# I think i am a total FA



## sophie lou (Jan 11, 2013)

I have three people in my life who i am intimate with and they all know about eachother now. Two of them are internet friends who i only see online one is my partner and all three are big. When i was first chatting online i got talking to another girl who was really into me. We had chatted and flirted for quite a while before getting more intimate and i always imagined her being the same size as me because she always liked the way i described my fatness. I was shocked when we first spoke on cam becuse she was absolutely tiny with bearly an ounce of fat on her. After that i had problems trying to be intimate with her because she Just wasn't my type.

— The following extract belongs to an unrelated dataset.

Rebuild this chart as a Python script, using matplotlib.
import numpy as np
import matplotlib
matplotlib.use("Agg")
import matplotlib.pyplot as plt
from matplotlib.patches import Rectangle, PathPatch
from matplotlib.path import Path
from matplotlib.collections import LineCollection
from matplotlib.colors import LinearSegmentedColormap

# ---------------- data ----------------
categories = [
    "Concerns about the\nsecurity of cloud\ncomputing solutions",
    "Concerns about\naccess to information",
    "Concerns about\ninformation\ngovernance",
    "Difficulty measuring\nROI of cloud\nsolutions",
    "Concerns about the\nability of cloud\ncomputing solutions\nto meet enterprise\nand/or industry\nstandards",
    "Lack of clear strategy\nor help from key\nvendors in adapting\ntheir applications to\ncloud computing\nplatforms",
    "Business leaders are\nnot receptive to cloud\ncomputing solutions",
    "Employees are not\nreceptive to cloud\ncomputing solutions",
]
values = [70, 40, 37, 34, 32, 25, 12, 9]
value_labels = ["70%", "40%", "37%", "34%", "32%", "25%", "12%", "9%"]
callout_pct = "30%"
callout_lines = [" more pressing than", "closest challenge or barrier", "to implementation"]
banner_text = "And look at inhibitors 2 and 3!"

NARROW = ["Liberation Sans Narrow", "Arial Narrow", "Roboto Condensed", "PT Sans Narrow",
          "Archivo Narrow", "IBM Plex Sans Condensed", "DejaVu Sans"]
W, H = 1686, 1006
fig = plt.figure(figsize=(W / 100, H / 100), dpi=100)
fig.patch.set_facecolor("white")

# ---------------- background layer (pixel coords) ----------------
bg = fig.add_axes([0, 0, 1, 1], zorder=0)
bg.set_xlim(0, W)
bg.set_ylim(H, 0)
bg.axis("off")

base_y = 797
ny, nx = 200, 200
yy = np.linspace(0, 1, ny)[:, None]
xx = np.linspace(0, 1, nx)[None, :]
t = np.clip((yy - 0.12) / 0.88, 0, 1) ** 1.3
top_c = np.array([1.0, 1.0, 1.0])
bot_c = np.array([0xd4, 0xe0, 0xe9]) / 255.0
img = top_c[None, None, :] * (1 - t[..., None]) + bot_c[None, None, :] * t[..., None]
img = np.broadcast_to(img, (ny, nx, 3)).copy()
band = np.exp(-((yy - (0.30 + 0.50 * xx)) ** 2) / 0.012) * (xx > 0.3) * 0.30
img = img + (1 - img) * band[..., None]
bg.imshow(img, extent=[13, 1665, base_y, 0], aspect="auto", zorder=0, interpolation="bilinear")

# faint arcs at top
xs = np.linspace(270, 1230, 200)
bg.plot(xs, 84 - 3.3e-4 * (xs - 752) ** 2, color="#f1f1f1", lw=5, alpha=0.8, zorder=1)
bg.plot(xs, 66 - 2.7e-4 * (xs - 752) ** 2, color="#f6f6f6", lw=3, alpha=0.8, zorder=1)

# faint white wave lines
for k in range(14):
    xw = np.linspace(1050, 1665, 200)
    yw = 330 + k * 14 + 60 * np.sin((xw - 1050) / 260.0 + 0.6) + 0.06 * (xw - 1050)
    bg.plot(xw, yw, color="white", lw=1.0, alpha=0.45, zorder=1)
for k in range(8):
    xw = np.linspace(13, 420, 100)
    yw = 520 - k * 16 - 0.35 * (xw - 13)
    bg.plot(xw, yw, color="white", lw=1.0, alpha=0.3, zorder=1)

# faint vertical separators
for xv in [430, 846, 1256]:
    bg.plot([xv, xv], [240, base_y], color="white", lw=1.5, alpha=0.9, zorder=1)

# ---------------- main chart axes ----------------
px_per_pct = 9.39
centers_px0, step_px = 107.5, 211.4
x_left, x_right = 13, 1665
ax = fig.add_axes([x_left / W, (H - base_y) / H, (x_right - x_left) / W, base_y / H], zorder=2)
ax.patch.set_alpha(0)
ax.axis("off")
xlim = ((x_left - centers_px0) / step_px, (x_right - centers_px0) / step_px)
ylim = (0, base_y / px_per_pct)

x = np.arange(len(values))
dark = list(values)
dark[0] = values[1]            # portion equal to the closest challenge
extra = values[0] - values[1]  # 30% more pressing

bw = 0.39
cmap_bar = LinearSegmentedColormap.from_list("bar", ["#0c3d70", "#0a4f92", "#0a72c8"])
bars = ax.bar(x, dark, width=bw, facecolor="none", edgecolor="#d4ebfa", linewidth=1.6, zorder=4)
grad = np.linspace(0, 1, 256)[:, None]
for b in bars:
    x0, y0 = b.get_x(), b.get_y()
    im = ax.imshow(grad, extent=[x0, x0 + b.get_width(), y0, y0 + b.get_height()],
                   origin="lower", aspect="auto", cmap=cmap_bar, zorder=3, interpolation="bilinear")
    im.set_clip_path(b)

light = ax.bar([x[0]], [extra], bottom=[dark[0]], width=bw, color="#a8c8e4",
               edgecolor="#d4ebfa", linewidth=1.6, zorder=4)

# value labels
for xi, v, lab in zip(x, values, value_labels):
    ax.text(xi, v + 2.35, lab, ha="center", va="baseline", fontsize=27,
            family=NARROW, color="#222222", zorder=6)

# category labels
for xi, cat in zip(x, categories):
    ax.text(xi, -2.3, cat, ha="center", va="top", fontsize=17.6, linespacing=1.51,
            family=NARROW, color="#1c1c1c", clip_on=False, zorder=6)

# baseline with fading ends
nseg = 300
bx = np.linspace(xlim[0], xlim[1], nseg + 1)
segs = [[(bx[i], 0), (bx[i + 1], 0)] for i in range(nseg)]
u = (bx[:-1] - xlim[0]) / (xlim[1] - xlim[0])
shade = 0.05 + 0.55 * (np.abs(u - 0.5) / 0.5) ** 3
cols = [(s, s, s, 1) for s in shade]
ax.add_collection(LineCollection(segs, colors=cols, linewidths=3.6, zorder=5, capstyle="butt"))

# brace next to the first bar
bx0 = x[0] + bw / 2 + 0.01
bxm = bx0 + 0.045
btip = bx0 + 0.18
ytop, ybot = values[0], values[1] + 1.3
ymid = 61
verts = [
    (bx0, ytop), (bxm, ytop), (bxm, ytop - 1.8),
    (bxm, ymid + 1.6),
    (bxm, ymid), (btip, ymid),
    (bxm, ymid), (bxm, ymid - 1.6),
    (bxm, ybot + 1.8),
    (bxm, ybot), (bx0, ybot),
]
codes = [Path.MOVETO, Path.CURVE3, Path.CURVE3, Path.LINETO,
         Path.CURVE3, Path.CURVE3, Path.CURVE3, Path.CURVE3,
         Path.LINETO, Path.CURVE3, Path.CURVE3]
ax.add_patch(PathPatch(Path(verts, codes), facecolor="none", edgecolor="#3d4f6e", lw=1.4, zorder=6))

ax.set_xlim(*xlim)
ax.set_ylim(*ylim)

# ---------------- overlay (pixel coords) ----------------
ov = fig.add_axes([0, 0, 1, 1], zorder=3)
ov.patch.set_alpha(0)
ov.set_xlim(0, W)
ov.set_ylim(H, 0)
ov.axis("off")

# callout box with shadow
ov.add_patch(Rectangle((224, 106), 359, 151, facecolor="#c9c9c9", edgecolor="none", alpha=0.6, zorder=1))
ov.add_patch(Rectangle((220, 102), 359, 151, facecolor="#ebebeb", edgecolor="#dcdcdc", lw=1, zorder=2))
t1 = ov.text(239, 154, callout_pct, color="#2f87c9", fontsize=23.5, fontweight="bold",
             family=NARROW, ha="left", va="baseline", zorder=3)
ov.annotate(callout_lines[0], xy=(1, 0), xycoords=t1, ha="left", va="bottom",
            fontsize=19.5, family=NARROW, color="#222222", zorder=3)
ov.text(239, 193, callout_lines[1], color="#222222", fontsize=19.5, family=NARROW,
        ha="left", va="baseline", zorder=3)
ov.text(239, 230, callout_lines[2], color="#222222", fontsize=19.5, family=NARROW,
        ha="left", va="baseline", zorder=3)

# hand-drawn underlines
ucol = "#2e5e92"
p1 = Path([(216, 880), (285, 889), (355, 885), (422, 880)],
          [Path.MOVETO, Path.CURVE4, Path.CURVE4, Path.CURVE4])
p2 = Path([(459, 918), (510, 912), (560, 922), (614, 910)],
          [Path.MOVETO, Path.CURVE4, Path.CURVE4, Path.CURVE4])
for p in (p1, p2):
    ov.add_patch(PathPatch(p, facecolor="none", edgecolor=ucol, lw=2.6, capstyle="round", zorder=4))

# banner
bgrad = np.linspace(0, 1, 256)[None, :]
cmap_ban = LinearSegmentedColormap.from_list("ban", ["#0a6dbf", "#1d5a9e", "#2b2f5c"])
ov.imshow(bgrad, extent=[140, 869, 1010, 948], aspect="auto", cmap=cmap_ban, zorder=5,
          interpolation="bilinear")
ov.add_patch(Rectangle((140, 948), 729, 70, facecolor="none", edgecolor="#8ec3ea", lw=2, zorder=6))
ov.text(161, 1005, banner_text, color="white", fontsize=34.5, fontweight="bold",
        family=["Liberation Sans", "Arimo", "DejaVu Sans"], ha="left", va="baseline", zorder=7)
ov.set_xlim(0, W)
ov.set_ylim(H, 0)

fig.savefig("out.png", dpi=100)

Has anyone else had this happed to them


----------



## fritzi (Jan 11, 2013)

sophie lou said:


> I have three people in my life who i am intimate with .... Two of them are internet friends who i only see online



 ... sorry for the stupid question, maybe I'm out of touch with times - but from my understanding of the English language 'to be intimate with' means to have actual physical contact with a person. 

How is that supposed to work online? - knowing that this might lead to a discussion whether there can be intimacy in cyber- or phone sex....


----------



## BriannaBombshell (Jan 11, 2013)

You are attracted to whoever sends your heart (or lower bits) into a flutter.  

Sounds like you have a type, and that type isn't skinny


----------



## Blockierer (Apr 28, 2013)

I think you are a fatsexual person.  There is nothing to worry about and nothing to apologize for. To answer your question, as a "total FA" myself I don't know how often I've had decided too thin for me.


----------



## loopytheone (Apr 28, 2013)

Nothing wrong with that at all! =3 I like people of all shapes and sizes but I am always drawn to chubby boys!


----------